ヒロの「やったー!」という決めぜりふはマシ・オカの案だそうだけど、作中、彼がへんな漢字の熟語(何だか忘れた)が書かれた服を着ているシーンがあった。
ハリウッドにおけるアジア人の扱いを時代順に追った「イエロー・フェイス」には、「撮影中に意見や文句を言えるという条件を契約に盛り込むことができるアジア系俳優はごく一部」と書かれている。これは「ブラック・レイン」の出演依頼を受けた小林薫が、製作側の不勉強を理由に断ったくだり。この本が書かれたのは92年、それから16年経った今も「ヒーローズ」に出てくる日本はやはり妙ではある(大体「アンドウ」が下の名前なんだから)。

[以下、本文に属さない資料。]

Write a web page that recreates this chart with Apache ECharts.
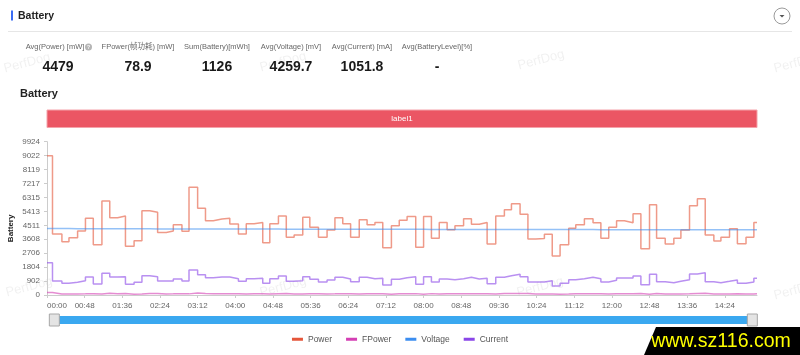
<!DOCTYPE html>
<html><head><meta charset="utf-8">
<script src="https://cdn.jsdelivr.net/npm/echarts@6/dist/echarts.min.js"></script>
<style>html,body{margin:0;padding:0;background:#fff;}#c{width:800px;height:355px;}</style>
</head><body><div id="c"></div>
<script>
// ---- data (seconds since start of each sample step) ----
const times = [0,7,19,28,39,49,59,70,80,90,
  100,111,121,131,141,152,161,172,181,192,
  202,212,223,233,244,254,264,275,284,295,
  305,315,326,335,346,357,367,377,387,398,
  408,418,428,439,449,459,470,480,490,500,
  510,520,531,541,551,561,572,583,592,603,
  613,623,634,644,654,665,674,685,696,706,
  716,726,736,747,757,768,777,788,799,808,
  819,829,839,850,859,870,880,891,901,905];
const power = [9022,3948,3452,3711,4142,4962,3258,6084,5000,5113,
  3150,3517,5458,5351,4050,4142,4550,4120,6969,5610,
  4811,4920,4962,4600,3948,4617,4700,3387,4617,5113,
  3732,3880,5028,4380,3732,4200,5000,4617,3732,4876,
  4550,4700,3065,4480,4840,5080,3085,5080,3667,4700,
  4228,4487,4941,4574,4700,3300,5113,5523,5911,5221,
  3624,3650,3926,2523,3258,4315,4550,4941,4682,3668,
  4380,4811,4682,5264,3000,5846,3667,3300,3668,4200,
  5782,6235,3880,3495,3732,4293,3322,3732,4700,4700];
const fpower = [159,69,61,65,73,87,57,107,88,90,
  55,62,96,94,71,73,80,73,123,99,
  85,87,87,81,69,81,83,60,81,90,
  66,68,88,77,66,74,88,81,66,86,
  80,83,54,79,85,89,54,89,65,83,
  74,79,87,81,83,58,90,97,104,92,
  64,64,69,44,57,76,80,87,82,65,
  77,85,82,93,53,103,65,58,65,74,
  102,110,68,62,66,76,58,66,83,83];
const voltage = [4305,4301,4298,4296,4294,4292,4290,4289,4287,4286,
  4284,4283,4282,4280,4279,4278,4277,4276,4275,4274,
  4273,4272,4271,4270,4269,4268,4267,4266,4265,4264,
  4263,4262,4261,4260,4259,4258,4258,4257,4256,4255,
  4254,4253,4252,4252,4251,4250,4249,4248,4247,4247,
  4246,4245,4244,4243,4243,4242,4241,4240,4239,4239,
  4238,4237,4236,4236,4235,4234,4233,4233,4232,4231,
  4230,4230,4229,4228,4228,4227,4226,4225,4225,4224,
  4223,4223,4222,4221,4221,4220,4219,4219,4218,4218];
const current = [2093,906,755,820,928,1165,712,1402,1165,1187,
  690,820,1251,1187,906,906,1036,906,1618,1316,
  1122,1165,1165,1057,885,1057,1079,755,1057,1230,
  885,928,1187,1014,841,971,1144,1036,863,1144,
  1057,1079,647,1014,1122,1187,690,1187,841,1036,
  992,1057,1144,1036,1079,733,1144,1251,1337,1187,
  841,841,928,582,755,992,1057,1144,1057,841,
  949,1100,1100,1230,669,1337,863,798,885,992,
  1359,1445,863,798,885,971,755,841,1079,1079];
const seriesNames = ['Power','FPower','Voltage','Current'];
const statLabels = ['Avg(Power) [mW]','FPower(帧功耗) [mW]','Sum(Battery)[mWh]','Avg(Voltage) [mV]','Avg(Current) [mA]','Avg(BatteryLevel)[%]'];
const statValues = ['4479','78.9','1126','4259.7','1051.8','-'];
const bandLabel = 'label1';
const xMaxSec = 905, xStepSec = 48;
const yMax = 9924.2, yStep = 902.2;

// ---- styling ----
const FONT = '"Liberation Sans","Noto Sans CJK SC",sans-serif';
const solid = ['#e5563a','#d43fb4','#3c8ef0','#8a46e8'];
const light = ['rgba(229,86,58,0.6)','rgba(212,63,180,0.6)','rgba(60,142,240,0.55)','rgba(138,70,232,0.6)'];
const pad = n => (n < 10 ? '0' : '') + n;
const fmtTime = v => pad(Math.floor(v / 60)) + ':' + pad(Math.round(v % 60));

const seriesData = [power, fpower, voltage, current];
const lineSeries = seriesNames.map((name, k) => ({
  name, type: 'line', step: 'end', symbol: 'none', xAxisIndex: 0, yAxisIndex: 0,
  itemStyle: {color: solid[k]},
  lineStyle: {color: light[k], width: 1.5},
  data: times.map((t, i) => [t, seriesData[k][i]])
}));

const g = [];
const txt = (x, y, text, font, fill, extra) => Object.assign({type:'text', x, y, silent:true,
  style:{text, font, fill, align:'center', verticalAlign:'middle', textAlign:'center', textVerticalAlign:'middle'}}, extra || {});
// watermarks
[[27,63],[283,62],[541,60],[797,63],[29,287],[283,287],[540,287],[797,290]].forEach(p =>
  g.push(txt(p[0], p[1], 'PerfDog', '13px ' + FONT, 'rgba(0,0,0,0.06)', {rotation: 0.26, z: 0})));
// header
g.push({type:'rect', shape:{x:11, y:10.5, width:2, height:10}, style:{fill:'#3a6cf4'}, silent:true});
g.push({type:'text', x:18, y:16, silent:true, style:{text:'Battery', font:'bold 10.5px ' + FONT, fill:'#222', verticalAlign:'middle', textVerticalAlign:'middle'}});
g.push({type:'line', shape:{x1:8, y1:31.5, x2:792, y2:31.5}, style:{stroke:'#e6e6e6', lineWidth:1}, silent:true});
g.push({type:'circle', shape:{cx:782, cy:16, r:8}, style:{fill:'#fff', stroke:'#9a9a9a', lineWidth:1}, silent:true});
g.push({type:'polygon', shape:{points:[[779.5,15],[784.5,15],[782,17.5]]}, style:{fill:'#555'}, silent:true});
// stats
const statX = [55,138,217,291,362,437];
const valX = [58,138,217,291,362,437];
statLabels.forEach((s, i) => g.push(txt(statX[i], 47, s, '7.5px ' + FONT, '#666')));
statValues.forEach((s, i) => g.push(txt(valX[i], 67, s, 'bold 14px ' + FONT, '#1a1a1a')));
g.push({type:'circle', shape:{cx:88.5, cy:47, r:3.5}, style:{fill:'#b5b5b5'}, silent:true});
g.push(txt(88.5, 47.3, '?', 'bold 5px ' + FONT, '#fff'));
// site banner
g.push({type:'polygon', shape:{points:[[656,327],[800,327],[800,355],[644,355]], smooth:0}, style:{fill:'#000'}, silent:true, z:100});
g.push(txt(721, 341, 'www.sz116.com', '21px ' + FONT, '#ffff00', {z:101, scaleX:0.93}));

const option = {
  animation: false,
  textStyle: {fontFamily: FONT},
  title: {text: 'Battery', left: 20, top: 88, padding: 0, textStyle: {fontSize: 11, fontWeight: 'bold', color: '#222', fontFamily: FONT}},
  grid: [
    {left: 47, right: 43, top: 141.7, bottom: 60, outerBoundsMode: 'none', containLabel: false},
    {left: 47, right: 43, top: 110, height: 17.5, outerBoundsMode: 'none', containLabel: false}
  ],
  legend: {data: seriesNames, left: 'center', top: 330, icon: 'rect', itemWidth: 11, itemHeight: 3, itemGap: 14,
    textStyle: {fontSize: 8.5, color: '#555'}},
  xAxis: [
    {type: 'value', gridIndex: 0, min: 0, max: xMaxSec, interval: xStepSec,
      axisLine: {lineStyle: {color: '#ccc'}}, axisTick: {length: 3, lineStyle: {color: '#ccc'}},
      splitLine: {show: false},
      axisLabel: {fontSize: 8, color: '#666', margin: 7, formatter: fmtTime, showMaxLabel: false, alignMinLabel: 'left'}},
    {type: 'value', gridIndex: 1, min: 0, max: xMaxSec, show: false}
  ],
  yAxis: [
    {type: 'value', gridIndex: 0, min: 0, max: yMax, interval: yStep,
      name: 'Battery', nameLocation: 'middle', nameGap: 32, nameMoveOverlap: false,
      nameTextStyle: {fontSize: 8, fontWeight: 'bold', color: '#222', padding: [0, 20, 0, 0]},
      axisLine: {show: true, lineStyle: {color: '#ccc'}}, axisTick: {show: true, length: 3, lineStyle: {color: '#ccc'}},
      splitLine: {show: false},
      axisLabel: {fontSize: 8, color: '#666', margin: 7, formatter: v => String(Math.floor(v + 1e-6))}},
    {type: 'value', gridIndex: 1, min: 0, max: 1, show: false}
  ],
  dataZoom: [{type: 'slider', xAxisIndex: 0, filterMode: 'none', start: 0, end: 100,
    left: 52, right: 48, bottom: 31, height: 8,
    showDetail: false, showDataShadow: false, brushSelect: false, moveHandleSize: 0,
    borderColor: 'transparent', backgroundColor: '#3aa8f0', fillerColor: '#3aa8f0',
    handleIcon: 'path://M0,0H10V12H0Z', handleSize: 12,
    handleStyle: {color: '#e4e4e4', borderColor: '#a8a8a8', borderWidth: 1}}],
  series: lineSeries.concat([{
    name: 'band', type: 'line', xAxisIndex: 1, yAxisIndex: 1, symbol: 'none', silent: true,
    lineStyle: {opacity: 0}, data: [[0, 0.5]],
    markArea: {silent: true,
      itemStyle: {color: '#eb5664', borderColor: '#f4a3aa', borderWidth: 1},
      label: {show: true, position: 'inside', color: '#fff', fontSize: 8},
      data: [[{name: bandLabel, xAxis: 0}, {xAxis: xMaxSec}]]}
  }]),
  graphic: {elements: g}
};
echarts.init(document.getElementById('c')).setOption(option);
</script></body></html>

活動基盤が母国にある小林薫のような役者は仕事を選ぶこともできるけれど、本書の冒頭に出てくる…東洋人が進出し始めた頃のアンナ・メイ・ウォン(「上海特急」でディートリヒと共演した女優さん)などは、帰る場所を持たない中国系三世であり、常に自分の役に不満を持ちながら仕事をしていた。中国では「アメリカ的」すぎると非難され、ようやく満足できる役にめぐりあうも演じることはかなわず病死する。当時も今も、マイノリティ系の俳優は、ステレオタイプの役であれ必死に取り合わざるを得ない。そして作品は残る。


個人が何を感じ、考えたかはよくも悪くも社会に影響を及ぼさない。たとえば不満を持ちながらでも結婚生活を続けていれば、死んだ暁には「夫婦だった」という事実が残る。もちろん大切なのは日々の自意識だけど、社会に表明したことは自分にも還ってくる。まあ、自身を潰さずに行える人だけがそうすればいいとも思うけど。


…というのは余談で、私はハリウッド映画などに見られる「へんな日本」に腹は立たない。面白く思うだけだ。日本から出ておらず嫌な経験をしていないからというのもあるだろう。楳図かずおの昔の恐怖漫画を読んで「女ってこわいなあ」という感想を持つようなものだとも思う。


話は戻って、「HEROES/ヒーローズ」のサウンドトラック発売のニュース(bounce.com内当該ページ)。ジザメリが再結成してたとは知らなかった〜。プロデューサーのアラン・アーカッシュ(…といえば「ロックンロール・ハイスクール」)や脚本家が執筆の際に聴いていた曲の数々ということで、ちょっと聴いてみたい。